One of the areas that we continue to watch closely is the proposed change on taxes for pass-throughs. In some cases, there may be preference given to passive investors over the active investor in a partnership. There are likely to be additional changes to accommodate last-minute demands from Senators who are not happy with the final conference package, for instance, the Child Tax Credit was made more generous at the insistence of Sen. Rubio (R-FL). 
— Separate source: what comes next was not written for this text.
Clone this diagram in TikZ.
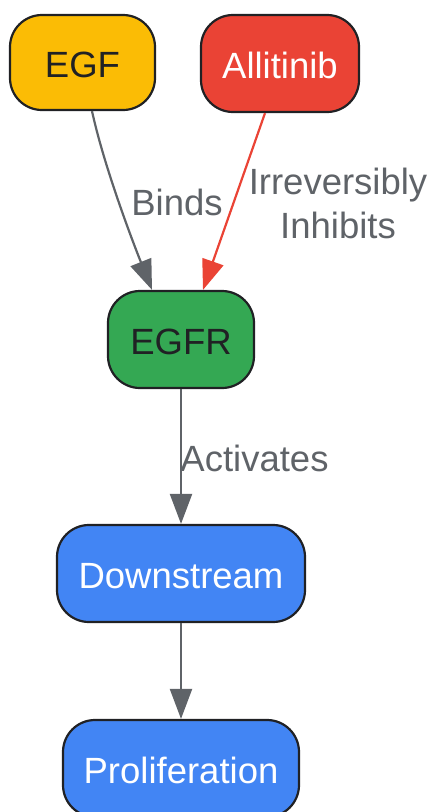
\documentclass[tikz,border=0pt]{standalone}
\usepackage{fontspec}
\setmainfont{Liberation Sans}
\usetikzlibrary{arrows.meta}
\definecolor{cyellow}{HTML}{FBBC05}
\definecolor{cred}{HTML}{EA4335}
\definecolor{cgreen}{HTML}{34A853}
\definecolor{cblue}{HTML}{4285F4}
\definecolor{cdark}{HTML}{202124}
\definecolor{cgrey}{HTML}{5F6368}
\tikzset{
  box/.style={draw=cdark, line width=2.2pt, rounded corners=32pt, inner sep=0pt,
    minimum height=97pt, text height=31pt, text depth=2pt,
    font=\fontsize{36.5pt}{44pt}\selectfont},
  edge/.style={draw=cgrey, line width=2.2pt, -{Triangle[length=30pt,width=22pt]}},
  redge/.style={draw=cred, line width=2.2pt, -{Triangle[length=30pt,width=22pt]}},
  lbl/.style={text=cgrey, inner sep=0pt, align=center,
    font=\fontsize{36.5pt}{44pt}\selectfont}
}
\begin{document}
\begin{tikzpicture}[x=1pt, y=-1pt]
\useasboundingbox (0,0) rectangle (432,812);
\clip (0,0) rectangle (432,812);
\node[box, fill=cyellow, text=cdark, minimum width=145pt, minimum height=95pt] (egf) at (82.5,62.5) {EGF};
\node[box, fill=cred, text=white, minimum width=158pt] (alli) at (280,63.5) {Allitinib};
\node[box, fill=cgreen, text=cdark, minimum width=146pt] (egfr) at (181,339.5) {EGFR};
\node[box, fill=cblue, text=white, minimum width=248pt] (down) at (181,573.5) {Downstream};
\node[box, fill=cblue, text=white, minimum width=236pt] (prol) at (181,768.5) {Proliferation};

\draw[edge] ([xshift=9.5pt]egf.south) .. controls +(12,55) and +(-20,-50) .. ([xshift=-29pt]egfr.north);
\draw[redge] ([xshift=-15pt]alli.south) -- ([xshift=22pt]egfr.north);
\draw[edge] (egfr.south) -- (down.north);
\draw[edge] (down.south) -- (prol.north);

\node[lbl] (lbinds) at (177,202.5) {Binds};
\node[lbl] (linh) at (338,203.5) {Irreversibly\\Inhibits};
\node[lbl] (lact) at (254.5,458) {Activates};
\end{tikzpicture}
\end{document}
Reports to date indicate that the final tax reform bill will lower the top rate on individuals to 37%. There will be a 20% deduction for pass-through businesses income as was included in the Senate bill. We understand that this deduction will include some calculation to provide relief to capital intensive business, the tax exemption for private activity bonds is expected to be retained, as are the New Markets and Historic Tax Credit. These provisions will likely be modified, however, to address potential abuses.

ICSC will continue to provide updates on the developments with tax reform and additional insight into how those provisions may impact the retail real estate industry.